What to produce: Give the data a second time, exactly and in full.
◇ ◇ ◇ ◇
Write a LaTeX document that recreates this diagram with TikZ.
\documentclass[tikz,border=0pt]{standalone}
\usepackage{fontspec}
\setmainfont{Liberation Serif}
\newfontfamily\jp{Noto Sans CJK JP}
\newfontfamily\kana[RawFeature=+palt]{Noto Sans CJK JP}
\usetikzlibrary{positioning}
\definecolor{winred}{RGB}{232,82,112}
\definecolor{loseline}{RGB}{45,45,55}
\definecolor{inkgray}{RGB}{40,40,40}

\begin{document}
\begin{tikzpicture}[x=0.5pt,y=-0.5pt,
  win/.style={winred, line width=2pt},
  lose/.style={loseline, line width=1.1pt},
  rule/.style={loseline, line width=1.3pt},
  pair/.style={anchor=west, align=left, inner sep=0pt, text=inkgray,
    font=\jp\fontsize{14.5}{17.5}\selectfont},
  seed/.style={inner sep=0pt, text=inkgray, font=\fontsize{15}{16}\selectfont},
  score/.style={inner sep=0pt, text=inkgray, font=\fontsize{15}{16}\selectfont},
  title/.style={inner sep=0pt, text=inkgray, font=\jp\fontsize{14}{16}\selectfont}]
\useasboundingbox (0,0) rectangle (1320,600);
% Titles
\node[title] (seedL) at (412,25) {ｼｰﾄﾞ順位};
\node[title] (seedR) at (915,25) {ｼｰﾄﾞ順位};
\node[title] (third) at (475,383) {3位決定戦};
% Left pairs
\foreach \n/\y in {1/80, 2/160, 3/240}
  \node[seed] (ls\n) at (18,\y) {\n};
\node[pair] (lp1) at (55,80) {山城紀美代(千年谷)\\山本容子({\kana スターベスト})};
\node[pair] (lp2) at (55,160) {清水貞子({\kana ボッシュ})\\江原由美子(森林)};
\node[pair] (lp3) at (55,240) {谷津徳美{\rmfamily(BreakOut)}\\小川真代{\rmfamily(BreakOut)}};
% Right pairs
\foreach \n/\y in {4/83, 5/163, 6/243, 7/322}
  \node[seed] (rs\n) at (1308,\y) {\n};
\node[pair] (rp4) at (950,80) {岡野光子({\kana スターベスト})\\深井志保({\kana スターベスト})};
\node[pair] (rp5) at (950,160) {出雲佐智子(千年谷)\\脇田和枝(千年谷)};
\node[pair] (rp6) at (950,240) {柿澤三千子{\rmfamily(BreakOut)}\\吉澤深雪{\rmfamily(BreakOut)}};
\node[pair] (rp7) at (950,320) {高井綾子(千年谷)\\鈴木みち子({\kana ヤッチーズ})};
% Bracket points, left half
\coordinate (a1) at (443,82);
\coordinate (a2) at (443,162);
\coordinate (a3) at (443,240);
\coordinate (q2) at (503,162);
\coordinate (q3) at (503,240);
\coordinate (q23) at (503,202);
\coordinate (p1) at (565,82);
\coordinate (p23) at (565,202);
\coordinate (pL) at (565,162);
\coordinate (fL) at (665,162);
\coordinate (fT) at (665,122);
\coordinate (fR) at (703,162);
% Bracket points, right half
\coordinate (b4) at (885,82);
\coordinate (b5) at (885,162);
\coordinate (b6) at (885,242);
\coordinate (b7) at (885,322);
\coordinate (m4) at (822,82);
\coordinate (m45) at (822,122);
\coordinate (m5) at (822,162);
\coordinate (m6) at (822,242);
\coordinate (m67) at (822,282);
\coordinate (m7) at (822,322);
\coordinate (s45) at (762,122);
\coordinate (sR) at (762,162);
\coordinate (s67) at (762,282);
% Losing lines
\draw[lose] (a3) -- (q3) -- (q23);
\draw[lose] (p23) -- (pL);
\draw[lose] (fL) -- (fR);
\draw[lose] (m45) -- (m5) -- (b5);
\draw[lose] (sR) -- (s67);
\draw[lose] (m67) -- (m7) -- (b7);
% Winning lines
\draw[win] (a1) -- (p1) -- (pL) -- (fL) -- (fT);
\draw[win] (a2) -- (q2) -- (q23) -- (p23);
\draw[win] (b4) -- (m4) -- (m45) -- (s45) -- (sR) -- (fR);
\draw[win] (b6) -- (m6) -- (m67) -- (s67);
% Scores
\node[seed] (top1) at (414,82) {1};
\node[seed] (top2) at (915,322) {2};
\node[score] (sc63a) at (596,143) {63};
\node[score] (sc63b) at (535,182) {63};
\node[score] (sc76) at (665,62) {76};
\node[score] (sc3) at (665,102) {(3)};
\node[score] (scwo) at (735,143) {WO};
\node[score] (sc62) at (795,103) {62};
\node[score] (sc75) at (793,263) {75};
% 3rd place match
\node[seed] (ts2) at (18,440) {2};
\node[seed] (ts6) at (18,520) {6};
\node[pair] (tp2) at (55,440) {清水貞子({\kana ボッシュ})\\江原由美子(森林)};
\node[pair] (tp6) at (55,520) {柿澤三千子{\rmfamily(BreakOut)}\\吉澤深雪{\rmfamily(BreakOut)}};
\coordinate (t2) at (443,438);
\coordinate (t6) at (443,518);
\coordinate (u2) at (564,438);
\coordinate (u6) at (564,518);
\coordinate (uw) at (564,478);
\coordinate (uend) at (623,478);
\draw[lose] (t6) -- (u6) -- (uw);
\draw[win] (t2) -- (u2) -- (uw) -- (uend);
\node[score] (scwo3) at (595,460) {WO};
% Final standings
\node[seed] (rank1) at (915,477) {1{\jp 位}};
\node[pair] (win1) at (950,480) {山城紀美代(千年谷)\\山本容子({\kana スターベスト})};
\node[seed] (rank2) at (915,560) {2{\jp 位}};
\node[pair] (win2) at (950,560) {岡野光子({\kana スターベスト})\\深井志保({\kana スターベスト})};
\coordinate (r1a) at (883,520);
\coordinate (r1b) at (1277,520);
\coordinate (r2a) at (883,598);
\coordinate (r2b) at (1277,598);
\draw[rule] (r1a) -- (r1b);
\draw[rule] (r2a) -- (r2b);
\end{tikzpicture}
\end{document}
◇ ◇ ◇ ◇
Exercise result:
Write a LaTeX document that recreates this diagram with TikZ.
\documentclass[tikz,border=0pt]{standalone}
\usepackage{fontspec}
\setmainfont{Liberation Serif}
\newfontfamily\jp{Noto Sans CJK JP}
\newfontfamily\kana[RawFeature=+palt]{Noto Sans CJK JP}
\usetikzlibrary{positioning}
\definecolor{winred}{RGB}{232,82,112}
\definecolor{loseline}{RGB}{45,45,55}
\definecolor{inkgray}{RGB}{40,40,40}

\begin{document}
\begin{tikzpicture}[x=0.5pt,y=-0.5pt,
  win/.style={winred, line width=2pt},
  lose/.style={loseline, line width=1.1pt},
  rule/.style={loseline, line width=1.3pt},
  pair/.style={anchor=west, align=left, inner sep=0pt, text=inkgray,
    font=\jp\fontsize{14.5}{17.5}\selectfont},
  seed/.style={inner sep=0pt, text=inkgray, font=\fontsize{15}{16}\selectfont},
  score/.style={inner sep=0pt, text=inkgray, font=\fontsize{15}{16}\selectfont},
  title/.style={inner sep=0pt, text=inkgray, font=\jp\fontsize{14}{16}\selectfont}]
\useasboundingbox (0,0) rectangle (1320,600);
% Titles
\node[title] (seedL) at (412,25) {ｼｰﾄﾞ順位};
\node[title] (seedR) at (915,25) {ｼｰﾄﾞ順位};
\node[title] (third) at (475,383) {3位決定戦};
% Left pairs
\foreach \n/\y in {1/80, 2/160, 3/240}
  \node[seed] (ls\n) at (18,\y) {\n};
\node[pair] (lp1) at (55,80) {山城紀美代(千年谷)\\山本容子({\kana スターベスト})};
\node[pair] (lp2) at (55,160) {清水貞子({\kana ボッシュ})\\江原由美子(森林)};
\node[pair] (lp3) at (55,240) {谷津徳美{\rmfamily(BreakOut)}\\小川真代{\rmfamily(BreakOut)}};
% Right pairs
\foreach \n/\y in {4/83, 5/163, 6/243, 7/322}
  \node[seed] (rs\n) at (1308,\y) {\n};
\node[pair] (rp4) at (950,80) {岡野光子({\kana スターベスト})\\深井志保({\kana スターベスト})};
\node[pair] (rp5) at (950,160) {出雲佐智子(千年谷)\\脇田和枝(千年谷)};
\node[pair] (rp6) at (950,240) {柿澤三千子{\rmfamily(BreakOut)}\\吉澤深雪{\rmfamily(BreakOut)}};
\node[pair] (rp7) at (950,320) {高井綾子(千年谷)\\鈴木みち子({\kana ヤッチーズ})};
% Bracket points, left half
\coordinate (a1) at (443,82);
\coordinate (a2) at (443,162);
\coordinate (a3) at (443,240);
\coordinate (q2) at (503,162);
\coordinate (q3) at (503,240);
\coordinate (q23) at (503,202);
\coordinate (p1) at (565,82);
\coordinate (p23) at (565,202);
\coordinate (pL) at (565,162);
\coordinate (fL) at (665,162);
\coordinate (fT) at (665,122);
\coordinate (fR) at (703,162);
% Bracket points, right half
\coordinate (b4) at (885,82);
\coordinate (b5) at (885,162);
\coordinate (b6) at (885,242);
\coordinate (b7) at (885,322);
\coordinate (m4) at (822,82);
\coordinate (m45) at (822,122);
\coordinate (m5) at (822,162);
\coordinate (m6) at (822,242);
\coordinate (m67) at (822,282);
\coordinate (m7) at (822,322);
\coordinate (s45) at (762,122);
\coordinate (sR) at (762,162);
\coordinate (s67) at (762,282);
% Losing lines
\draw[lose] (a3) -- (q3) -- (q23);
\draw[lose] (p23) -- (pL);
\draw[lose] (fL) -- (fR);
\draw[lose] (m45) -- (m5) -- (b5);
\draw[lose] (sR) -- (s67);
\draw[lose] (m67) -- (m7) -- (b7);
% Winning lines
\draw[win] (a1) -- (p1) -- (pL) -- (fL) -- (fT);
\draw[win] (a2) -- (q2) -- (q23) -- (p23);
\draw[win] (b4) -- (m4) -- (m45) -- (s45) -- (sR) -- (fR);
\draw[win] (b6) -- (m6) -- (m67) -- (s67);
% Scores
\node[seed] (top1) at (414,82) {1};
\node[seed] (top2) at (915,322) {2};
\node[score] (sc63a) at (596,143) {63};
\node[score] (sc63b) at (535,182) {63};
\node[score] (sc76) at (665,62) {76};
\node[score] (sc3) at (665,102) {(3)};
\node[score] (scwo) at (735,143) {WO};
\node[score] (sc62) at (795,103) {62};
\node[score] (sc75) at (793,263) {75};
% 3rd place match
\node[seed] (ts2) at (18,440) {2};
\node[seed] (ts6) at (18,520) {6};
\node[pair] (tp2) at (55,440) {清水貞子({\kana ボッシュ})\\江原由美子(森林)};
\node[pair] (tp6) at (55,520) {柿澤三千子{\rmfamily(BreakOut)}\\吉澤深雪{\rmfamily(BreakOut)}};
\coordinate (t2) at (443,438);
\coordinate (t6) at (443,518);
\coordinate (u2) at (564,438);
\coordinate (u6) at (564,518);
\coordinate (uw) at (564,478);
\coordinate (uend) at (623,478);
\draw[lose] (t6) -- (u6) -- (uw);
\draw[win] (t2) -- (u2) -- (uw) -- (uend);
\node[score] (scwo3) at (595,460) {WO};
% Final standings
\node[seed] (rank1) at (915,477) {1{\jp 位}};
\node[pair] (win1) at (950,480) {山城紀美代(千年谷)\\山本容子({\kana スターベスト})};
\node[seed] (rank2) at (915,560) {2{\jp 位}};
\node[pair] (win2) at (950,560) {岡野光子({\kana スターベスト})\\深井志保({\kana スターベスト})};
\coordinate (r1a) at (883,520);
\coordinate (r1b) at (1277,520);
\coordinate (r2a) at (883,598);
\coordinate (r2b) at (1277,598);
\draw[rule] (r1a) -- (r1b);
\draw[rule] (r2a) -- (r2b);
\end{tikzpicture}
\end{document}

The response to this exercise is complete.